Private Marriage Contracts
Returning marriage from state bureaucracy to a voluntary, private civil contract between consenting adults.
Private Marriage Contract Framework
I. Definition
A Marriage Contract is a voluntary, legally binding agreement between two or more natural persons establishing a household governance entity for the purposes of mutual obligation and cooperation, joint or structured property management, allocation of parental responsibility, and long-term domestic and financial coordination.
It creates a recognised legal unit (Household Entity) capable of holding rights, duties, and liabilities as defined within the contract.
II. Legal Status
A Marriage Contract is a civil contract of durable association. Upon execution, the parties constitute a Household Entity recognised in law for specified purposes (property ownership, obligations, legal proceedings, etc.).
The state’s role is strictly limited to recognition of validity, enforcement of terms, and adjudication of disputes.
III. Formation Requirements
Valid where all parties are competent adults, consent is informed and uncoerced, and the contract is written, signed, witnessed/notarised, and registered.
Must specify: identities, household structure, financial responsibilities, provisions for children, dispute resolution, and conditions for modification/dissolution.
IV. Internal Structure
The contract defines governance including:
- Property regimes (merged, separate, tiered)
- Financial obligations and contributions
- Decision-making rules
- Admission of additional parties (if permitted)
V. Parental Responsibility
The contract defines responsibility for children (custody, financial support, decision-making, contingencies). Parentage establishes primary liability which cannot be negated but can be structured by contract.
VI. Fidelity and Conduct
Parties may include enforceable clauses on exclusivity, cohabitation, and behavioural standards. Breach triggers defined remedies.
VII. Dispute Resolution & Dissolution
Primary mechanism: private arbitration or internal mediation. State courts provide enforcement and limited appellate role.

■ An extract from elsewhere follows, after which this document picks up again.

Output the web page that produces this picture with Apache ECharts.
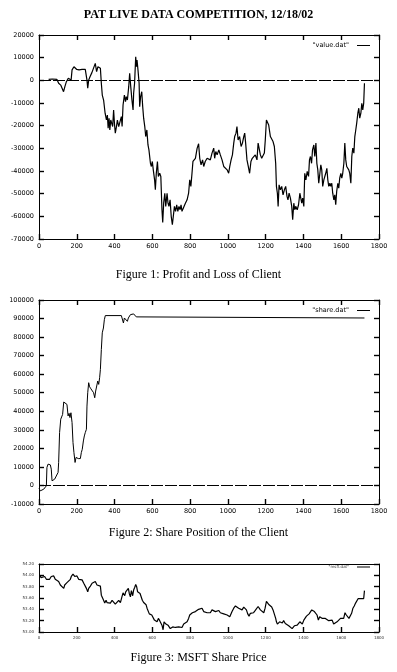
<!DOCTYPE html>
<html>
<head>
<meta charset="utf-8">
<script src="https://cdn.jsdelivr.net/npm/echarts@6/dist/echarts.min.js"></script>
<style>
  html, body { margin: 0; padding: 0; background: #fff; }
  #chart { width: 397px; height: 672px; }
</style>
</head>
<body>
<div id="chart"></div>
<script>
// [time, value]
const pnlPoints = [
  [51, 400], [70, 600], [95, 400], [104, -1300], [115, -2100], [122, -1600], [130, -5000], [137, -2800],
  [145, -600], [155, 900], [165, 1600], [170, 100], [175, 4600], [185, 6000], [192, 5700], [200, 4800],
  [212, 4600], [228, 4800], [237, 4300], [245, 4800], [254, 100], [258, -3500], [263, 100], [270, 1600],
  [280, 3400], [290, 3700], [298, 7500], [305, 3800], [312, 6000], [325, 5300], [330, -1300], [335, -6500],
  [342, -8700], [350, -14500], [357, -17500], [362, -15300], [366, -21100], [371, -16700], [375, -21900],
  [380, -17500], [386, -16700], [390, -20400], [395, -13100], [400, -19700], [404, -23300], [410, -20400],
  [415, -17500], [422, -20400], [430, -19700], [436, -16000], [440, -20400], [445, -10900], [452, -6500],
  [458, -9400], [462, -7200], [468, -8700], [475, -2800], [480, 3100], [485, -2100], [492, -8700],
  [498, -13100], [501, -5700], [506, -1300], [512, 10400], [516, 6000], [519, 9000], [524, 4600],
  [530, -1300], [533, -11600], [538, -7200], [544, -5000], [549, -11600], [554, -16700], [560, -20400],
  [565, -24800], [571, -21900], [577, -28500], [582, -30700], [590, -36600], [595, -38000], [600, -35800],
  [605, -39500], [612, -43900], [616, -48300], [621, -41000], [627, -35800], [632, -42400], [639, -41000],
  [645, -42400], [651, -57100], [655, -62700], [660, -54200], [666, -49800], [671, -55600], [678, -49800],
  [683, -54200], [688, -55600], [694, -52700], [700, -60000], [706, -63700], [711, -60000], [717, -55600],
  [723, -57800], [729, -54900], [735, -57800], [741, -55600], [747, -57100], [752, -54900], [757, -57800],
  [766, -57100], [775, -54200], [784, -52700], [792, -49800], [798, -43900], [804, -46800], [810, -41000],
  [815, -35800], [822, -35100], [828, -34400], [837, -30000], [845, -28000], [851, -34400], [858, -37300],
  [866, -35100], [872, -38000], [880, -35800], [890, -34400], [898, -33600], [907, -35100], [916, -32100],
  [925, -29900], [930, -34400], [936, -31400], [943, -32900], [952, -30700], [960, -32900], [969, -35100],
  [978, -38000], [987, -38800], [996, -39500], [1004, -41000], [1010, -38000], [1017, -35100], [1024, -32900],
  [1031, -27700], [1036, -24800], [1043, -23300], [1048, -20400], [1054, -26300], [1062, -24800],
  [1070, -29200], [1077, -27700], [1084, -24800], [1089, -23300], [1094, -27700], [1101, -35100],
  [1108, -38000], [1115, -41000], [1122, -35800], [1129, -34400], [1136, -33600], [1145, -32900],
  [1154, -35100], [1160, -27700], [1165, -27000], [1172, -32900], [1179, -34400], [1186, -35100],
  [1193, -32100], [1198, -26300], [1204, -17500], [1209, -16700], [1216, -19700], [1221, -20400],
  [1225, -24800], [1232, -24100], [1239, -27000], [1246, -29200], [1253, -36600], [1257, -46800],
  [1262, -49800], [1266, -55600], [1271, -46100], [1278, -48300], [1285, -46800], [1292, -50500],
  [1299, -48300], [1306, -46800], [1313, -51200], [1318, -52700], [1324, -49800], [1331, -52000],
  [1338, -55600], [1343, -61500], [1349, -54200], [1354, -57100], [1359, -55600], [1367, -57100],
  [1374, -54900], [1381, -49800], [1386, -52000], [1391, -54200], [1396, -52000], [1402, -55600],
  [1407, -41000], [1413, -43900], [1420, -40200], [1427, -42400], [1432, -35100], [1437, -33600],
  [1443, -36600], [1448, -30700], [1455, -28500], [1460, -33600], [1466, -27700], [1471, -36600],
  [1476, -39500], [1481, -45400], [1487, -41000], [1492, -37300], [1497, -39500], [1502, -46800],
  [1508, -43900], [1513, -43200], [1518, -41000], [1524, -38800], [1529, -43900], [1534, -46800],
  [1540, -45400], [1545, -46800], [1550, -45400], [1555, -49800], [1561, -52700], [1566, -50500],
  [1571, -54900], [1576, -49000], [1582, -45400], [1587, -47600], [1592, -43200], [1598, -41000],
  [1603, -43200], [1608, -41000], [1614, -36600], [1619, -27700], [1624, -35100], [1629, -38000],
  [1635, -37300], [1640, -39500], [1645, -41000], [1651, -45400], [1656, -33600], [1661, -29900],
  [1667, -32100], [1672, -24800], [1677, -21900], [1682, -18900], [1688, -14500], [1693, -12300],
  [1698, -16700], [1704, -14500], [1709, -10100], [1714, -13100], [1719, -10100], [1723, -1300]
];

const sharePoints = [
  [0, -1600], [7, -2900], [16, -3800], [25, -2000], [33, -1600], [39, -200], [42, 9700], [48, 11500],
  [60, 11100], [65, 8800], [69, 2500], [78, 2200], [83, 3400], [92, 4300], [101, 7000], [104, 12400],
  [109, 28500], [115, 35700], [120, 34800], [125, 38300], [131, 45000], [139, 44600], [148, 43700],
  [154, 37500], [159, 38900], [164, 36600], [169, 39200], [175, 33900], [180, 23100], [185, 17700],
  [191, 12400], [196, 15100], [201, 15900], [208, 14500], [219, 14500], [224, 17700], [229, 19500],
  [235, 24000], [240, 26700], [245, 28500], [251, 30300], [254, 42800], [258, 50000], [263, 55400],
  [268, 53200], [275, 52100], [282, 51400], [289, 50000], [295, 47300], [300, 50900], [305, 51800],
  [311, 56300], [316, 54500], [321, 58100], [325, 62500], [330, 73300], [335, 82300], [341, 84900],
  [346, 89400], [351, 91600], [436, 91600], [441, 90900], [447, 87600], [452, 90300], [457, 91200],
  [462, 90300], [468, 88500], [473, 90300], [478, 89400], [484, 92100], [501, 92500], [510, 92500],
  [515, 90900], [522, 90300], [1723, 90300]
];

const pricePoints = [
  [2, 54.01], [11, 53.96], [21, 53.95], [30, 53.98], [39, 53.93], [48, 53.91], [56, 53.93], [65, 53.98],
  [72, 53.95], [78, 53.99], [86, 53.93], [95, 53.95], [104, 53.89], [113, 53.83], [122, 53.86], [131, 53.77],
  [136, 53.83], [143, 53.81], [148, 53.87], [157, 53.86], [166, 53.93], [171, 53.98], [180, 54.02],
  [184, 54.05], [189, 53.98], [196, 53.95], [201, 53.99], [210, 53.93], [219, 53.91], [228, 53.92],
  [237, 53.86], [245, 53.87], [251, 53.77], [258, 53.71], [263, 53.77], [272, 53.81], [281, 53.86],
  [289, 53.83], [298, 53.89], [307, 53.83], [316, 53.86], [325, 53.81], [330, 53.65], [335, 53.62],
  [342, 53.56], [348, 53.51], [355, 53.56], [360, 53.52], [369, 53.55], [378, 53.51], [387, 53.56],
  [395, 53.54], [404, 53.49], [413, 53.51], [422, 53.56], [431, 53.52], [439, 53.62], [445, 53.69],
  [454, 53.64], [459, 53.71], [466, 53.68], [473, 53.77], [478, 53.68], [484, 53.62], [489, 53.73],
  [496, 53.64], [501, 53.74], [507, 53.79], [512, 53.84], [517, 53.80], [522, 53.71], [530, 53.71],
  [535, 53.68], [542, 53.65], [547, 53.56], [554, 53.52], [561, 53.54], [567, 53.48], [572, 53.42],
  [579, 53.39], [584, 53.32], [590, 53.34], [597, 53.30], [604, 53.33], [611, 53.21], [618, 53.24],
  [625, 53.18], [632, 53.24], [639, 53.20], [646, 53.21], [651, 53.12], [657, 53.04], [662, 53.18],
  [667, 53.16], [672, 53.14], [678, 53.15], [683, 53.12], [688, 53.14], [695, 53.06], [701, 53.04],
  [708, 53.09], [715, 53.11], [722, 53.08], [731, 53.11], [740, 53.09], [748, 53.12], [757, 53.08],
  [766, 53.14], [775, 53.12], [784, 53.18], [792, 53.24], [798, 53.30], [805, 53.33], [812, 53.34],
  [819, 53.36], [828, 53.36], [837, 53.38], [845, 53.40], [854, 53.37], [863, 53.42], [872, 53.36],
  [890, 53.34], [907, 53.34], [916, 53.39], [925, 53.40], [934, 53.36], [943, 53.34], [952, 53.38],
  [960, 53.34], [978, 53.32], [996, 53.30], [1010, 53.27], [1022, 53.36], [1031, 53.42], [1040, 53.46],
  [1048, 53.49], [1057, 53.42], [1066, 53.45], [1075, 53.39], [1084, 53.44], [1089, 53.46], [1098, 53.39],
  [1105, 53.32], [1112, 53.28], [1119, 53.33], [1128, 53.36], [1136, 53.34], [1145, 53.38], [1154, 53.39],
  [1160, 53.45], [1165, 53.46], [1172, 53.39], [1181, 53.36], [1190, 53.34], [1197, 53.42], [1204, 53.54],
  [1211, 53.52], [1218, 53.48], [1225, 53.45], [1232, 53.44], [1239, 53.39], [1246, 53.36], [1253, 53.24],
  [1257, 53.18], [1262, 53.14], [1267, 53.11], [1274, 53.18], [1281, 53.20], [1288, 53.16], [1295, 53.20],
  [1304, 53.15], [1313, 53.14], [1322, 53.11], [1331, 53.14], [1340, 53.06], [1345, 53.05], [1352, 53.11],
  [1359, 53.08], [1367, 53.12], [1375, 53.11], [1381, 53.18], [1387, 53.16], [1394, 53.14], [1402, 53.21],
  [1409, 53.24], [1416, 53.28], [1423, 53.27], [1430, 53.32], [1437, 53.33], [1444, 53.39], [1451, 53.42],
  [1458, 53.36], [1465, 53.36], [1472, 53.30], [1479, 53.21], [1486, 53.27], [1493, 53.30], [1500, 53.24],
  [1507, 53.27], [1516, 53.24], [1525, 53.22], [1534, 53.20], [1543, 53.18], [1552, 53.21], [1560, 53.14],
  [1569, 53.12], [1578, 53.18], [1587, 53.20], [1596, 53.24], [1604, 53.27], [1613, 53.24], [1620, 53.34],
  [1627, 53.30], [1634, 53.27], [1641, 53.24], [1648, 53.22], [1655, 53.33], [1662, 53.42], [1669, 53.46],
  [1676, 53.51], [1683, 53.54], [1690, 53.59], [1697, 53.56], [1705, 53.59], [1712, 53.61], [1719, 53.59],
  [1723, 53.73]
];

const seriesNames = ['"value.dat"', '"share.dat"', '"msft.dat"'];
const captions = ['Figure 1: Profit and Loss of Client', 'Figure 2: Share Position of the Client', 'Figure 3: MSFT Share Price'];
const mainTitle = 'PAT LIVE DATA COMPETITION, 12/18/02';

const labelFont = { fontFamily: 'DejaVu Sans', fontSize: 6.5, color: '#000' };
const tinyFont = { fontFamily: 'DejaVu Sans', fontSize: 4, color: '#333' };
const plain = v => String(v);

// gnuplot style: ticks pointing into the frame on every side
function tick(show) {
  return { show: show, inside: true, length: 5, lineStyle: { color: '#000', width: 1.4 } };
}

// axes sit on the frame, not on the zero line
function frameLine() {
  return { show: true, onZero: false, lineStyle: { color: '#000', width: 1 } };
}

function xAxes(grid, font, mirror) {
  return [
    {
      type: 'value', gridIndex: grid, min: 0, max: 1800, interval: 200, position: 'bottom',
      axisLine: frameLine(), splitLine: { show: false }, axisTick: tick(true),
      axisLabel: Object.assign({ margin: 4, formatter: plain }, font)
    },
    {
      type: 'value', gridIndex: grid, min: 0, max: 1800, interval: 200, position: 'top',
      axisLine: frameLine(), splitLine: { show: false }, axisTick: tick(mirror),
      axisLabel: { show: false }
    }
  ];
}

function yAxes(grid, min, max, interval, font, fmt) {
  return [
    {
      type: 'value', gridIndex: grid, min: min, max: max, interval: interval, position: 'left',
      axisLine: frameLine(), splitLine: { show: false }, axisTick: tick(true),
      axisLabel: Object.assign({ margin: 5, formatter: fmt }, font)
    },
    {
      type: 'value', gridIndex: grid, min: min, max: max, interval: interval, position: 'right',
      axisLine: frameLine(), splitLine: { show: false }, axisTick: tick(true),
      axisLabel: { show: false }
    }
  ];
}

function zeroLine() {
  return {
    silent: true, symbol: 'none', label: { show: false },
    lineStyle: { color: '#000', width: 1, type: [12, 2] },
    data: [{ yAxis: 0 }]
  };
}

function legendAt(name, top, font) {
  return {
    data: [name], right: 27, top: top, align: 'right', icon: 'rect', padding: 0,
    itemWidth: 13, itemHeight: 1, itemGap: 0, selectedMode: false,
    itemStyle: { color: '#000' },
    textStyle: Object.assign({ padding: [0, 3, 0, 0] }, font)
  };
}

function caption(text, top) {
  return { text: text, left: 'center', top: top, padding: 0, textStyle: { fontFamily: 'Liberation Serif', fontSize: 12, fontWeight: 'normal', color: '#000' } };
}

const chart = echarts.init(document.getElementById('chart'), null, { renderer: 'canvas' });

const option = {
  animation: false,
  backgroundColor: '#fff',
  title: [
    { text: mainTitle, left: 'center', top: 9, padding: 0, textStyle: { fontFamily: 'Liberation Serif', fontSize: 12, fontWeight: 'bold', color: '#000' } },
    caption(captions[0], 269),
    caption(captions[1], 527),
    caption(captions[2], 652)
  ],
  legend: [
    legendAt(seriesNames[0], 42, labelFont),
    legendAt(seriesNames[1], 307, labelFont),
    legendAt(seriesNames[2], 565, tinyFont)
  ],
  grid: [
    { left: 39, right: 18, top: 35, height: 204 },
    { left: 39, right: 18, top: 300, height: 204 },
    { left: 39, right: 18, top: 564, height: 68 }
  ],
  xAxis: [].concat(
    xAxes(0, labelFont, true),
    xAxes(1, labelFont, true),
    xAxes(2, tinyFont, false)
  ),
  yAxis: [].concat(
    yAxes(0, -70000, 20000, 10000, labelFont, plain),
    yAxes(1, -10000, 100000, 10000, labelFont, plain),
    yAxes(2, 53.0, 54.2, 0.2, tinyFont, v => v.toFixed(2))
  ),
  series: [
    {
      name: seriesNames[0], type: 'line', xAxisIndex: 0, yAxisIndex: 0,
      data: pnlPoints, showSymbol: false, symbol: 'none',
      lineStyle: { color: '#000', width: 1.2 }, itemStyle: { color: '#000' },
      markLine: zeroLine()
    },
    {
      name: seriesNames[1], type: 'line', xAxisIndex: 2, yAxisIndex: 2,
      data: sharePoints, showSymbol: false, symbol: 'none',
      lineStyle: { color: '#000', width: 1 }, itemStyle: { color: '#000' },
      markLine: zeroLine()
    },
    {
      name: seriesNames[2], type: 'line', xAxisIndex: 4, yAxisIndex: 4,
      data: pricePoints, showSymbol: false, symbol: 'none',
      lineStyle: { color: '#000', width: 1.2 }, itemStyle: { color: '#000' }
    }
  ]
};

chart.setOption(option);
</script>
</body>
</html>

Dissolution possible by mutual agreement, unilateral exit (with penalties), breach, or external events (death, incapacity).
VIII. Asset Division & Default Rules
Upon dissolution, the contract governs asset division and liabilities. Where silent, default legal rules apply (e.g. equal division of joint assets, shared parental responsibility).
IX. Standardisation and Recognition
Private institutions may develop standard templates. Third parties (lenders, insurers) may rely on the declared structure of the Household Entity.
Core principles: Voluntariness, Clarity, Enforceability, Responsibility, Flexibility, and State Neutrality.
The Goal
To remove the state from the intimate domain of marriage while providing a robust, enforceable private framework for household formation, child-rearing, and asset management. Marriage becomes a serious contractual commitment rather than a state-issued status.
Strong where it must be. Absent where it should be.